The centerpiece of this (and I have only skimmed the surface) is the shooting expedition itself, where decorous bonhomie and manners turn into a blood fest and bickering over which slaughtered bird and rabbit belongs to whom. It is an unforgettable reminder that this society of supposed innocent philandering can so quickly descend into carnage and brutality.
The game holds together as long as people agree to play by the rules. But, inevitably, they start to express shards of real feeling, to tell pieces of the truth, to say what they really want and really hate, and when that happens, events spin entirely out of control and end in horrible tragedy. The Marquis tries, not without sympathy and regret, to restore order by sweeping reality under a rug, but the game is up. As one of the guests, a retired General, says approvingly but ruefully of la Chesnaye, "The race is dying out." In a few short weeks after the film's summer 1939 release, that prediction began to come true. The Parisian audiences hated the film, and after a few performances, the government banned it as too gloomy, possibly even defeatist.

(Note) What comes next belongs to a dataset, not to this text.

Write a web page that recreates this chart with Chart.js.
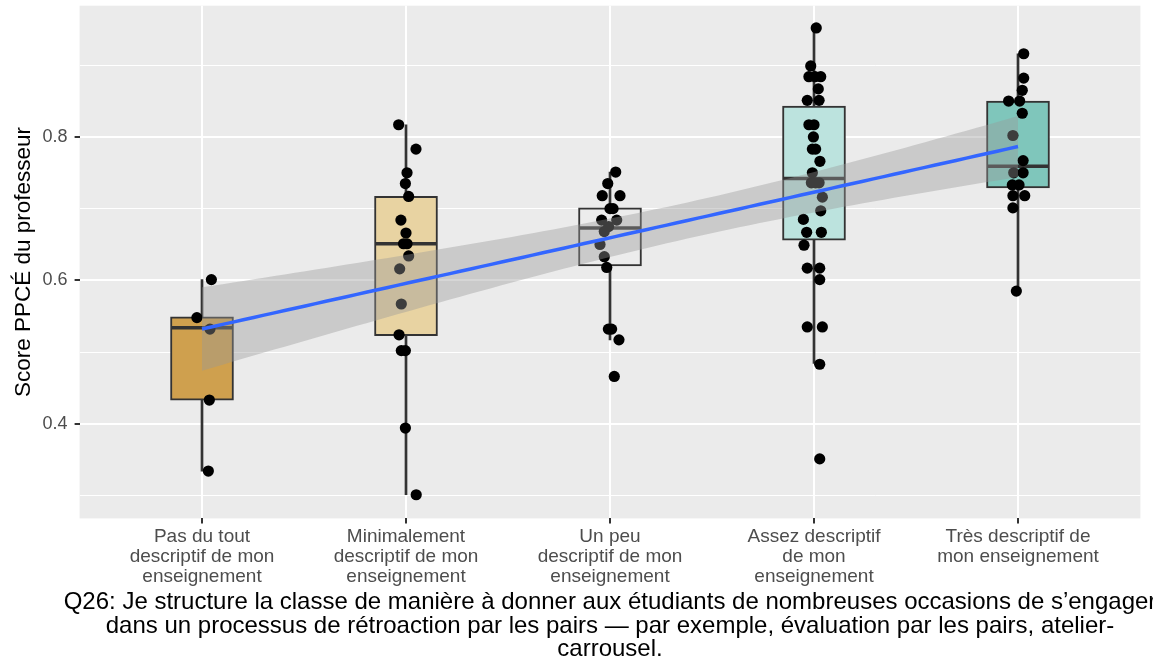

The print used by Criterion is not the one shown in 1939, parts of which were irretrievably lost during the war. But post-war restorers found enough outtakes to patch together a version Renoir himself announced as very close to his original, if not precisely the same. Surely the spirit is here, not to mention the astonishingly fluid camerawork, a story (by Renoir) so tight and witty and profoundly sad as still to make me marvel after twelve or fifteen viewings. I can't close without saying a word about the cast. Dalio, in what I believe was his only lead role, was flawless, as was Nora Gregor as his wife and Mila Parély as his mistress. Special mention for Renoir favorites Gaston Modot as the gamekeeper and Julien Carette as the poacher, and for Pierre Magnier as that Greek chorus of a General. But the picture belongs first of all to Renoir, as director and writer, yes, but also as actor. His Octave is one of the miracles of modern cinema. Octave is genial, irritable, worldly, practical, self-deluding, an oaf, a shrewd arranger. He gives a speech toward the end in which his illusions all collapse and he sees himself as a failure; you'll never forget it. Then he really fails. I'm not sure what the word "genius" really means, but if it means what most people seem to think, Renoir was one. Nobody who cares for film, art, or life should miss this gorgeous creation.